- Task -
Without the pictures, extract every line from the start of the material to the line containing "(chi) circle (18);", both ends included.

Excerpt from a dataset
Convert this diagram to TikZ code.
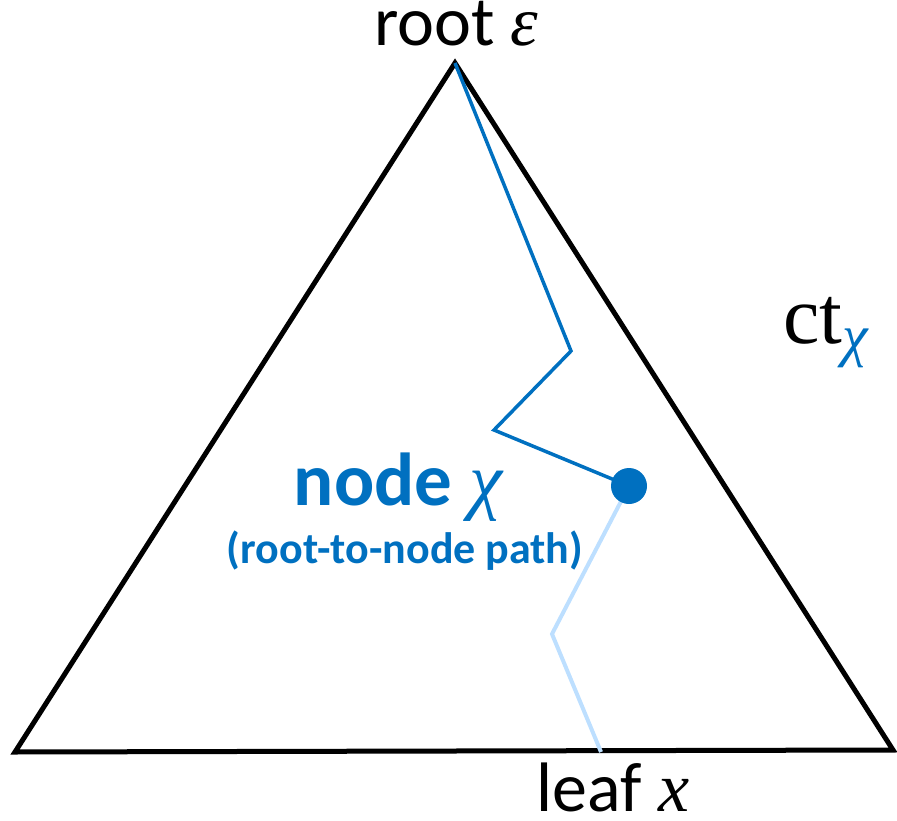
\documentclass[tikz,border=0pt]{standalone}
\usepackage{fontspec}
\setmainfont{Carlito}
\newfontfamily\symfont{Liberation Serif}
\definecolor{pathblue}{HTML}{0070C0}
\definecolor{leafblue}{HTML}{BDDFFF}
\newcommand{\sym}[1]{{\symfont\mdseries\itshape #1}}
\tikzset{
  tree/.style={line width=5pt,line join=miter},
  rootpath/.style={pathblue,line width=3.5pt,line join=miter},
  leafpath/.style={leafblue,line width=4pt,line join=miter},
  bigtxt/.style={font=\fontsize{70}{80}\selectfont,anchor=base,inner sep=0pt},
}
\begin{document}
\begin{tikzpicture}[x=1pt,y=-1pt]
    \useasboundingbox (0,0) rectangle (897,821);

    % the tree as a triangle
    \coordinate (apex) at (455,63);
    \coordinate (lft) at (15,752);
    \coordinate (rgt) at (893,750);
    \draw[tree] (apex) -- (rgt) -- (lft) -- cycle;

    % root-to-node path and the rest down to the leaf
    \coordinate (p1) at (571,351);
    \coordinate (p2) at (494,430);
    \coordinate (chi) at (629,486);
    \coordinate (q1) at (552,634);
    \coordinate (leaf) at (601,752);
    \draw[leafpath] (chi) -- (q1) -- (leaf);
    \draw[rootpath] (apex) -- (p1) -- (p2) -- (chi);
    \fill[pathblue] (chi) circle (18);

    \node[bigtxt] (rootlab) at (456,46) {root \sym{ε}};
    \node[bigtxt] (leaflab) at (613,811) {leaf \sym{x}};
    \node[bigtxt,anchor=base west,font=\fontsize{82}{90}\selectfont]
        (ctlab) at (783,343)
        {{\symfont ct}\raisebox{-12pt}{\fontsize{58}{60}\selectfont
         \textcolor{pathblue}{\sym{χ}}}};
    \node[bigtxt,text=pathblue,font=\fontsize{75}{80}\selectfont\bfseries]
        (nodelab) at (398,505) {node \sym{χ}};
    \node[bigtxt,text=pathblue,font=\fontsize{44}{50}\selectfont\bfseries]
        (sublab) at (405,563) {(root-to-node path)};
\end{tikzpicture}
\end{document}
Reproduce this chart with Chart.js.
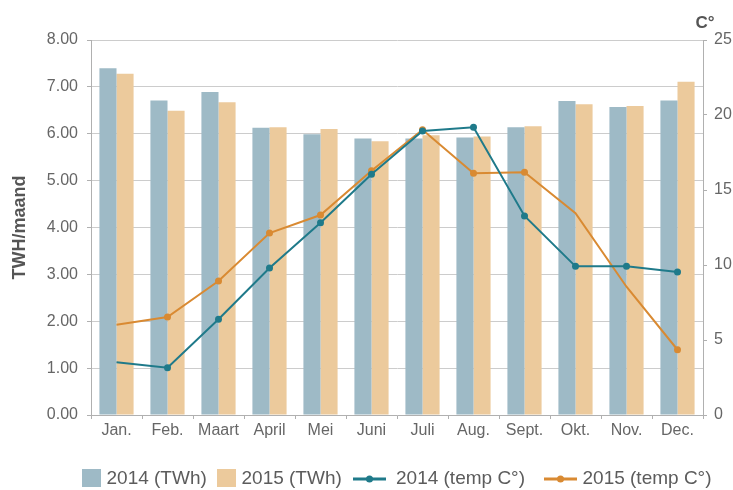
<!DOCTYPE html>
<html>
<head>
<meta charset="utf-8">
<script src="https://cdn.jsdelivr.net/npm/chart.js@4.4.1/dist/chart.umd.min.js"></script>
<style>
  html, body { margin: 0; padding: 0; background: #fff; }
  #wrap { width: 733px; height: 490px; position: relative; }
</style>
</head>
<body>
<div id="wrap"><canvas id="c" width="733" height="490"></canvas></div>
<script>
const months = ['Jan.', 'Feb.', 'Maart', 'April', 'Mei', 'Juni', 'Juli', 'Aug.', 'Sept.', 'Okt.', 'Nov.', 'Dec.'];
const twh2014 = [7.40, 6.71, 6.89, 6.13, 5.99, 5.90, 5.90, 5.92, 6.14, 6.70, 6.57, 6.71];
const twh2015 = [7.28, 6.49, 6.67, 6.14, 6.10, 5.84, 5.97, 5.94, 6.16, 6.63, 6.59, 7.11];
const temp2014 = [3.51, 3.15, 6.38, 9.80, 12.82, 16.05, 18.93, 19.18, 13.27, 9.91, 9.91, 9.53];
const temp2015 = [6.02, 6.53, 8.93, 12.13, 13.33, 16.29, 19.02, 16.11, 16.18, 13.45, 8.55, 4.35];
const markers2014 = [0, 1, 1, 1, 1, 1, 1, 1, 1, 1, 1, 1];
const markers2015 = [0, 1, 1, 1, 1, 1, 1, 1, 1, 0, 0, 1];
const leftTicksMax = 8;
const rightTicksMax = 25;
const legendLabels = ['2014 (TWh)', '2015 (TWh)', '2014 (temp C°)', '2015 (temp C°)'];

const FONT = '"Liberation Sans", Arial, Helvetica, sans-serif';
const C_BAR14 = '#9ebac6';
const C_BAR15 = '#ecca9c';
const C_LINE14 = '#1f7a8a';
const C_LINE15 = '#d98a32';

const legendPlugin = {
  id: 'customLegend',
  afterDraw(chart) {
    const ctx = chart.ctx;
    const cy = 478;
    const items = [
      { type: 'rect', x: 82, tx: 106.5, color: C_BAR14 },
      { type: 'rect', x: 217, tx: 241.5, color: C_BAR15 },
      { type: 'line', x: 353, tx: 396, color: C_LINE14 },
      { type: 'line', x: 544, tx: 582.5, color: C_LINE15 }
    ];
    ctx.save();
    items.forEach((it, i) => {
      if (it.type === 'rect') {
        ctx.fillStyle = it.color;
        ctx.fillRect(it.x, cy - 9, 19, 18);
      } else {
        ctx.strokeStyle = it.color;
        ctx.lineWidth = 3;
        ctx.beginPath();
        ctx.moveTo(it.x, cy + 1);
        ctx.lineTo(it.x + 33, cy + 1);
        ctx.stroke();
        ctx.fillStyle = it.color;
        ctx.beginPath();
        ctx.arc(it.x + 16.5, cy + 1, 3.5, 0, Math.PI * 2);
        ctx.fill();
      }
      ctx.fillStyle = '#5c5c5c';
      ctx.font = '19px ' + FONT;
      ctx.textBaseline = 'middle';
      ctx.textAlign = 'left';
      ctx.fillText(legendLabels[i], it.tx, cy + 1);
    });
    // right axis unit
    const y1 = chart.scales.y1;
    ctx.fillStyle = '#555';
    ctx.font = 'bold 17px ' + FONT;
    ctx.textAlign = 'center';
    ctx.textBaseline = 'middle';
    ctx.fillText('C°', y1.left + 2, y1.top - 17);
    ctx.restore();
  }
};

new Chart(document.getElementById('c'), {
  data: {
    labels: months,
    datasets: [
      { type: 'bar', label: legendLabels[0], data: twh2014, backgroundColor: C_BAR14, yAxisID: 'y', order: 2, barPercentage: 1.0, categoryPercentage: 0.67 },
      { type: 'bar', label: legendLabels[1], data: twh2015, backgroundColor: C_BAR15, yAxisID: 'y', order: 2, barPercentage: 1.0, categoryPercentage: 0.67 },
      { type: 'line', label: legendLabels[2], data: temp2014, borderColor: C_LINE14, backgroundColor: C_LINE14, borderWidth: 2, pointRadius: markers2014.map(m => m ? 3.5 : 0), pointBorderWidth: 0, tension: 0, yAxisID: 'y1', order: 0 },
      { type: 'line', label: legendLabels[3], data: temp2015, borderColor: C_LINE15, backgroundColor: C_LINE15, borderWidth: 2, pointRadius: markers2015.map(m => m ? 3.5 : 0), pointBorderWidth: 0, tension: 0, yAxisID: 'y1', order: 1 }
    ]
  },
  options: {
    responsive: false,
    animation: false,
    layout: { padding: { top: 40, bottom: 45, left: 0, right: 0 } },
    plugins: {
      legend: { display: false },
      tooltip: { enabled: false },
      title: { display: false }
    },
    scales: {
      x: {
        offset: true,
        grid: { offset: true, drawOnChartArea: false, drawTicks: true, tickLength: 4, color: '#b0b0b0' },
        border: { color: '#b0b0b0', width: 1 },
        ticks: { color: '#666', font: { family: FONT, size: 16 }, padding: 2, maxRotation: 0, autoSkip: false },
        afterFit(s) { s.height = 30; }
      },
      y: {
        position: 'left',
        min: 0, max: leftTicksMax,
        ticks: { stepSize: 1, color: '#666', font: { family: FONT, size: 16 }, padding: 9, callback: v => Number(v).toFixed(2) },
        grid: { color: '#cccccc', tickColor: '#b0b0b0', tickLength: 4, lineWidth: 1 },
        border: { color: '#b0b0b0', width: 1 },
        title: { display: true, text: 'TWH/maand', color: '#555', font: { family: FONT, size: 18, weight: 'bold' }, padding: { top: 9, bottom: 0 } },
        afterFit(s) { s.width = 91; }
      },
      y1: {
        position: 'right',
        min: 0, max: rightTicksMax,
        ticks: { stepSize: 5, color: '#666', font: { family: FONT, size: 16 }, padding: 7 },
        grid: { drawOnChartArea: false, tickColor: '#b0b0b0', tickLength: 4 },
        border: { color: '#b0b0b0', width: 1 },
        afterFit(s) { s.width = 30; }
      }
    }
  },
  plugins: [legendPlugin]
});
</script>
</body>
</html>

- Complete response -
Convert this diagram to TikZ code.
\documentclass[tikz,border=0pt]{standalone}
\usepackage{fontspec}
\setmainfont{Carlito}
\newfontfamily\symfont{Liberation Serif}
\definecolor{pathblue}{HTML}{0070C0}
\definecolor{leafblue}{HTML}{BDDFFF}
\newcommand{\sym}[1]{{\symfont\mdseries\itshape #1}}
\tikzset{
  tree/.style={line width=5pt,line join=miter},
  rootpath/.style={pathblue,line width=3.5pt,line join=miter},
  leafpath/.style={leafblue,line width=4pt,line join=miter},
  bigtxt/.style={font=\fontsize{70}{80}\selectfont,anchor=base,inner sep=0pt},
}
\begin{document}
\begin{tikzpicture}[x=1pt,y=-1pt]
    \useasboundingbox (0,0) rectangle (897,821);

    % the tree as a triangle
    \coordinate (apex) at (455,63);
    \coordinate (lft) at (15,752);
    \coordinate (rgt) at (893,750);
    \draw[tree] (apex) -- (rgt) -- (lft) -- cycle;

    % root-to-node path and the rest down to the leaf
    \coordinate (p1) at (571,351);
    \coordinate (p2) at (494,430);
    \coordinate (chi) at (629,486);
    \coordinate (q1) at (552,634);
    \coordinate (leaf) at (601,752);
    \draw[leafpath] (chi) -- (q1) -- (leaf);
    \draw[rootpath] (apex) -- (p1) -- (p2) -- (chi);
    \fill[pathblue] (chi) circle (18);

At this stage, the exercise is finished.